Exercise instructions - Copy exactly the lines from the beginning of the data down to and including the line holding "tnf_nil = [11.8, 10.3, 9.1, 8.4, 5.0]", without any pictures.

## start

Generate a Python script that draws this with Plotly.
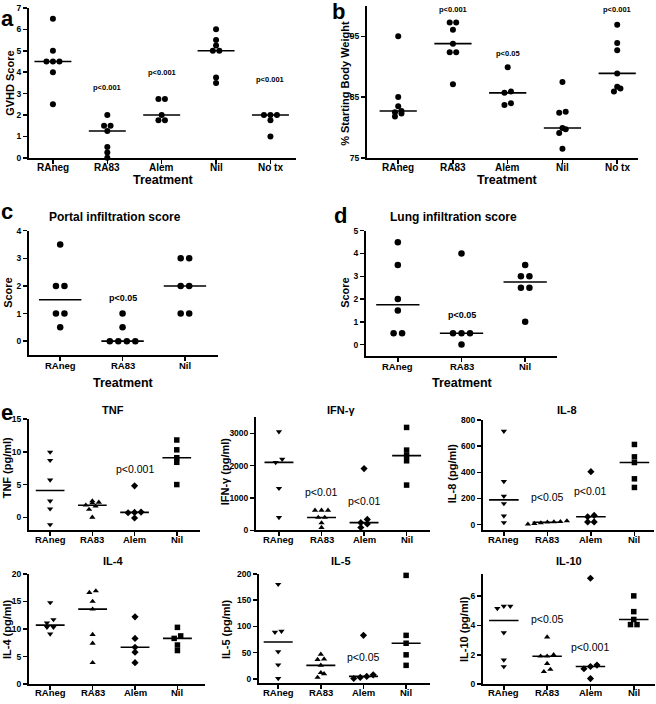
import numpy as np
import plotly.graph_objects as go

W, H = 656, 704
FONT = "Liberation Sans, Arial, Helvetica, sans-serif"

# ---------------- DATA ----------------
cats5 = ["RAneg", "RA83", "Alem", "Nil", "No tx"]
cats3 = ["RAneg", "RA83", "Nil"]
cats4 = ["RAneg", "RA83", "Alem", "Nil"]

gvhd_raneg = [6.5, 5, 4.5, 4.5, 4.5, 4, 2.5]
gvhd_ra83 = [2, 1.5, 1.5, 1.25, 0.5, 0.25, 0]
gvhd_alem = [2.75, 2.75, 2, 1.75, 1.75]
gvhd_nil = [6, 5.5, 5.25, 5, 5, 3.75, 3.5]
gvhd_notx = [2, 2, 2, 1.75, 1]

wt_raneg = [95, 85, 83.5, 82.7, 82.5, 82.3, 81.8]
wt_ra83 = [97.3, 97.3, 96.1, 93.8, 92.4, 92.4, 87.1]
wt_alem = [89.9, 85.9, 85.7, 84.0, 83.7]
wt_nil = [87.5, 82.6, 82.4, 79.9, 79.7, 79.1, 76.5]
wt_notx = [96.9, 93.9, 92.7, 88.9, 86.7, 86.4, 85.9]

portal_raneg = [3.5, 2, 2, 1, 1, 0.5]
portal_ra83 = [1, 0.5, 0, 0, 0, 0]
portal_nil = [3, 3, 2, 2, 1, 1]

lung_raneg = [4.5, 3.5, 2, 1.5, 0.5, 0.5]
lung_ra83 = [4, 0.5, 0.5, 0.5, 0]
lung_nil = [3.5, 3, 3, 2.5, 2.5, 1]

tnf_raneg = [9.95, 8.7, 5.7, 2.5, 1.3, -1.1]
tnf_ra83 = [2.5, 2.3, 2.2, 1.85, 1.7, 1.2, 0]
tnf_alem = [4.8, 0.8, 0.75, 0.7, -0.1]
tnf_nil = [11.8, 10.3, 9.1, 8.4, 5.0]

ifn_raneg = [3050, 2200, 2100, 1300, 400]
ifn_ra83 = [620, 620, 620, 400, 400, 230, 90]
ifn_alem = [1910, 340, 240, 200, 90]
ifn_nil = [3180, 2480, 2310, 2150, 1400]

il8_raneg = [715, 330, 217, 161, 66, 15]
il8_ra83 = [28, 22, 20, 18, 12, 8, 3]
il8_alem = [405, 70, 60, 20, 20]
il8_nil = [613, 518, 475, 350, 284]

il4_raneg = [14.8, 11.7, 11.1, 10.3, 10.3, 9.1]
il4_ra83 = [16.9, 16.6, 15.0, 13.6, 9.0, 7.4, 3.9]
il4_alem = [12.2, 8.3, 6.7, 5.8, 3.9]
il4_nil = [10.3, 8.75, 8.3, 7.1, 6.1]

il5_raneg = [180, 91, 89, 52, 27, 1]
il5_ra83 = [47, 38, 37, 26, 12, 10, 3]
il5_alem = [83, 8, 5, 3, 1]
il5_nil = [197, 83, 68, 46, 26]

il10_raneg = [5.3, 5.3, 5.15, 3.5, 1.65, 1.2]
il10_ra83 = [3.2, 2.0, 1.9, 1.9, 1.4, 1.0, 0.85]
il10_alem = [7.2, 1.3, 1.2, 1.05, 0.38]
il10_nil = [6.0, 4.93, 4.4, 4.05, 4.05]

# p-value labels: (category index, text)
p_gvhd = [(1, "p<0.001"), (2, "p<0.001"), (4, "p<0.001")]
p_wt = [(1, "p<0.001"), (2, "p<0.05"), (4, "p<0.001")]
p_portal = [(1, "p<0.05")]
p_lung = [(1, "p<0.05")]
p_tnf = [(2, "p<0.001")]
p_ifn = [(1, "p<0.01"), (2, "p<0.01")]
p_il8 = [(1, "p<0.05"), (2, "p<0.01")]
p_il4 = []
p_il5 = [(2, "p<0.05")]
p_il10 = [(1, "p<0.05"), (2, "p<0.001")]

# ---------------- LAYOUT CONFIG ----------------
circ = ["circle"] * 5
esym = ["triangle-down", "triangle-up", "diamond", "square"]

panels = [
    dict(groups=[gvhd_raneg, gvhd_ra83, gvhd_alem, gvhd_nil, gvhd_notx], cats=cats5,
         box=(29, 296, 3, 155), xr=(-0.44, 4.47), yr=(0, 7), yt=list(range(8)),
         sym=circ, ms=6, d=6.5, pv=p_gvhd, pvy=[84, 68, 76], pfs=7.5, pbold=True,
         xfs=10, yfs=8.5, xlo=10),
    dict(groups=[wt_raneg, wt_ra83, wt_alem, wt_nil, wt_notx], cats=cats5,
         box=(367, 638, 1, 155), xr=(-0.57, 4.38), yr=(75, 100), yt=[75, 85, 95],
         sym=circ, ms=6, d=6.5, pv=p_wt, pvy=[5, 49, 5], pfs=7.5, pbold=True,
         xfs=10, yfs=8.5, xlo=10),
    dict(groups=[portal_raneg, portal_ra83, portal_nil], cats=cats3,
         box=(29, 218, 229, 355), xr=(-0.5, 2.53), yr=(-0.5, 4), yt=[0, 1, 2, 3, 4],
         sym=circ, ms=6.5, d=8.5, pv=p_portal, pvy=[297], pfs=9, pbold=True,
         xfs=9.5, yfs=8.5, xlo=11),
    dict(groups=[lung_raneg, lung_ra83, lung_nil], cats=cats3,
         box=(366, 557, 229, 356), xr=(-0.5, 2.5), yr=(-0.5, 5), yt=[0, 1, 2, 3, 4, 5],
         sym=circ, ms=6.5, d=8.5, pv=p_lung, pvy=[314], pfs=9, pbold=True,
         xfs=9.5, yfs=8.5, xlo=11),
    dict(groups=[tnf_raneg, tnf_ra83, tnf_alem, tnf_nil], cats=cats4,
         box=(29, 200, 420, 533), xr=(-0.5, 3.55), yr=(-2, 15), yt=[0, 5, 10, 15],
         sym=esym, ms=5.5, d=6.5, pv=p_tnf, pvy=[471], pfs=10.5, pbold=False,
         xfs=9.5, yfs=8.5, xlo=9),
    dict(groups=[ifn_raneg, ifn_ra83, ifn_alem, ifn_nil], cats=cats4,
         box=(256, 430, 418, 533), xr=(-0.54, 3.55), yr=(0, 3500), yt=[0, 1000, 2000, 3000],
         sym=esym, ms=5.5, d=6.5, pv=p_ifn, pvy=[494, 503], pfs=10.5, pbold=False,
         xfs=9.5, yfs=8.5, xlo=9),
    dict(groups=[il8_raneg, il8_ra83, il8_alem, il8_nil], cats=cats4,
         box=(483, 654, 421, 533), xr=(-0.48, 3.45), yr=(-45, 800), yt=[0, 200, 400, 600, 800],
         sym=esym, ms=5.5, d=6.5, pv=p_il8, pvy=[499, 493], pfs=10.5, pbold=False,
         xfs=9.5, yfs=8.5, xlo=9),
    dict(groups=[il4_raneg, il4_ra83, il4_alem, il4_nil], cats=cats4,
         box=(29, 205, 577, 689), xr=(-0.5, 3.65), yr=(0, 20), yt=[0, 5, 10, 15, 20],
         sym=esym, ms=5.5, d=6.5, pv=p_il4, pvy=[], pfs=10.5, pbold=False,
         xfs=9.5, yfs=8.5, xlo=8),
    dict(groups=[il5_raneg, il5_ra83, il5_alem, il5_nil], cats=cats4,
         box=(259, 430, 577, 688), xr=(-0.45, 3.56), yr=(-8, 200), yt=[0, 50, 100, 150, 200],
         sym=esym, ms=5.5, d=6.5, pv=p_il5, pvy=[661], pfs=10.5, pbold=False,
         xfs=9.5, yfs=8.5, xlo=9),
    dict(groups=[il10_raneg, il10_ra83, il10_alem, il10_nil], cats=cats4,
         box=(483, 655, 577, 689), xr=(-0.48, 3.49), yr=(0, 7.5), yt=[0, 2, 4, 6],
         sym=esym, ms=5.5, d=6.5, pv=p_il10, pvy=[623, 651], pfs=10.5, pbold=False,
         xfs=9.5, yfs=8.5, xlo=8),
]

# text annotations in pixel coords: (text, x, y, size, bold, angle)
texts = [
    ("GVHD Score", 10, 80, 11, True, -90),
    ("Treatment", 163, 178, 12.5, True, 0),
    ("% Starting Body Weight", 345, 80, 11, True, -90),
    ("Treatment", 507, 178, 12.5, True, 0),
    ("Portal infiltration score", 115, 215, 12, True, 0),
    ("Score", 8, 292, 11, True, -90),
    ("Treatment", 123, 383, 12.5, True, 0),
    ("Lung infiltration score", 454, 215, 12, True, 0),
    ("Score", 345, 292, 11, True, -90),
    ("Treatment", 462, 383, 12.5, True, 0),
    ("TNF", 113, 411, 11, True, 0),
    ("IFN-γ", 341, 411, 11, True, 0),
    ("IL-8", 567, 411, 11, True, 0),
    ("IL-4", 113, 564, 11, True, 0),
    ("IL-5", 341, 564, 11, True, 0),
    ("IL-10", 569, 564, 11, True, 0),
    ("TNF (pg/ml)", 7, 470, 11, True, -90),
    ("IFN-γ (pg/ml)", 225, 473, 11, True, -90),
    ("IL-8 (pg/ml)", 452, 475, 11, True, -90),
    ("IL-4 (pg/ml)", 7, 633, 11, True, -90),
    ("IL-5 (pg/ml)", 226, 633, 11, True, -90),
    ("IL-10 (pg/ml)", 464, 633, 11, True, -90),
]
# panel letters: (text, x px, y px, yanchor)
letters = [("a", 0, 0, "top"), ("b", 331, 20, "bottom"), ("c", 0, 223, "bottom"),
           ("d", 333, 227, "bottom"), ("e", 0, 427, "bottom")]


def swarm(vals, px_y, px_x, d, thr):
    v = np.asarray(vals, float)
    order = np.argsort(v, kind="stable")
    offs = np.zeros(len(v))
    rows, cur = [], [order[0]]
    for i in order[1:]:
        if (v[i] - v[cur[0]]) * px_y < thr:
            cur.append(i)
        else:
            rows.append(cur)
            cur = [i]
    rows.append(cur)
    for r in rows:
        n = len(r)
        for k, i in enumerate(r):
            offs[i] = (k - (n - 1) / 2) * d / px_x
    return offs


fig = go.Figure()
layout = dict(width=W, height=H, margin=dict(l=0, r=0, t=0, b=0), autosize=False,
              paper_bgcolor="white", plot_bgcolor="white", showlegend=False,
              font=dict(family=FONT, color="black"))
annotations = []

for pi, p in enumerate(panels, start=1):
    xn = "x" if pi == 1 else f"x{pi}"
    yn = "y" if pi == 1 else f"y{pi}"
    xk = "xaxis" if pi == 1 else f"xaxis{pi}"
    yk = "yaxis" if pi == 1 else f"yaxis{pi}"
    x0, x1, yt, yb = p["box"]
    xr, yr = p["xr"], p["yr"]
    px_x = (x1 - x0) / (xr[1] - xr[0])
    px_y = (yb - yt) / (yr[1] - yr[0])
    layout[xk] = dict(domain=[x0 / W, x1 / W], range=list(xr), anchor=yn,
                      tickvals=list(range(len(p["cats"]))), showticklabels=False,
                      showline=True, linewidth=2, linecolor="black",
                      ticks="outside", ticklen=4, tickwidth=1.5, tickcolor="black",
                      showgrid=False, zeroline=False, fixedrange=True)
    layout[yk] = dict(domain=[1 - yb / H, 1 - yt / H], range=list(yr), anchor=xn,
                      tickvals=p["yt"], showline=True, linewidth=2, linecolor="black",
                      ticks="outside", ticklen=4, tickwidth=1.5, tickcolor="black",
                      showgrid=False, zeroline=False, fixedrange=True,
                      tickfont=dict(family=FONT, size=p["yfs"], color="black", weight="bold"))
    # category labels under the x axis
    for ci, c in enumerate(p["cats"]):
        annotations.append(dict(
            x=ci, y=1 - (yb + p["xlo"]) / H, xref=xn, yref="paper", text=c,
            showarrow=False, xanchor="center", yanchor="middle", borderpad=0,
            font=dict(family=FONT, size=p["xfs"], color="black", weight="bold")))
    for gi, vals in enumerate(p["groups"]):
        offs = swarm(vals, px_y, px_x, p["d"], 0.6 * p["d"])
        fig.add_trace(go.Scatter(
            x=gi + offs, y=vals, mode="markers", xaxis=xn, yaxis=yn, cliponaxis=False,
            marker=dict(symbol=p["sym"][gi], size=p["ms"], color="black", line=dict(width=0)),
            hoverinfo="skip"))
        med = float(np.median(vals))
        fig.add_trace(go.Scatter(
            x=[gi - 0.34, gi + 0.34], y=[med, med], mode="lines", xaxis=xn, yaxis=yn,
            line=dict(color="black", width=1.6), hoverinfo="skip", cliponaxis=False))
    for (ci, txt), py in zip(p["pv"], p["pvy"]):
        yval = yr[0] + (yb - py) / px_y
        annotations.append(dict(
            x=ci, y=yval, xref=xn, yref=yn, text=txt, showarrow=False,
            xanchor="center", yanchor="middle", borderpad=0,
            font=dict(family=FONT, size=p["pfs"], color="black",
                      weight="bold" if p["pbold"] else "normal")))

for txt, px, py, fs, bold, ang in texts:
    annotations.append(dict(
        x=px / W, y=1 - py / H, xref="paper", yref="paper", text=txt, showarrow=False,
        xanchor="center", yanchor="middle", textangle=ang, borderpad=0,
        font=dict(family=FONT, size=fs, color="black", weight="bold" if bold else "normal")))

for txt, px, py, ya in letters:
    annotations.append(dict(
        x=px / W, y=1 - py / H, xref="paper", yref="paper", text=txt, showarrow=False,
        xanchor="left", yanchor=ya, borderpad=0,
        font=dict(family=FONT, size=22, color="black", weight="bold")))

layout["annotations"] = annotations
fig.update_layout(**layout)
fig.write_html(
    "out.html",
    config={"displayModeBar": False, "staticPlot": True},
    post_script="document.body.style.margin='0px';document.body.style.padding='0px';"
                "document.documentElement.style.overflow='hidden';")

## end

Response for this exercise -
Generate a Python script that draws this with Plotly.
import numpy as np
import plotly.graph_objects as go

W, H = 656, 704
FONT = "Liberation Sans, Arial, Helvetica, sans-serif"

# ---------------- DATA ----------------
cats5 = ["RAneg", "RA83", "Alem", "Nil", "No tx"]
cats3 = ["RAneg", "RA83", "Nil"]
cats4 = ["RAneg", "RA83", "Alem", "Nil"]

gvhd_raneg = [6.5, 5, 4.5, 4.5, 4.5, 4, 2.5]
gvhd_ra83 = [2, 1.5, 1.5, 1.25, 0.5, 0.25, 0]
gvhd_alem = [2.75, 2.75, 2, 1.75, 1.75]
gvhd_nil = [6, 5.5, 5.25, 5, 5, 3.75, 3.5]
gvhd_notx = [2, 2, 2, 1.75, 1]

wt_raneg = [95, 85, 83.5, 82.7, 82.5, 82.3, 81.8]
wt_ra83 = [97.3, 97.3, 96.1, 93.8, 92.4, 92.4, 87.1]
wt_alem = [89.9, 85.9, 85.7, 84.0, 83.7]
wt_nil = [87.5, 82.6, 82.4, 79.9, 79.7, 79.1, 76.5]
wt_notx = [96.9, 93.9, 92.7, 88.9, 86.7, 86.4, 85.9]

portal_raneg = [3.5, 2, 2, 1, 1, 0.5]
portal_ra83 = [1, 0.5, 0, 0, 0, 0]
portal_nil = [3, 3, 2, 2, 1, 1]

lung_raneg = [4.5, 3.5, 2, 1.5, 0.5, 0.5]
lung_ra83 = [4, 0.5, 0.5, 0.5, 0]
lung_nil = [3.5, 3, 3, 2.5, 2.5, 1]

tnf_raneg = [9.95, 8.7, 5.7, 2.5, 1.3, -1.1]
tnf_ra83 = [2.5, 2.3, 2.2, 1.85, 1.7, 1.2, 0]
tnf_alem = [4.8, 0.8, 0.75, 0.7, -0.1]
tnf_nil = [11.8, 10.3, 9.1, 8.4, 5.0]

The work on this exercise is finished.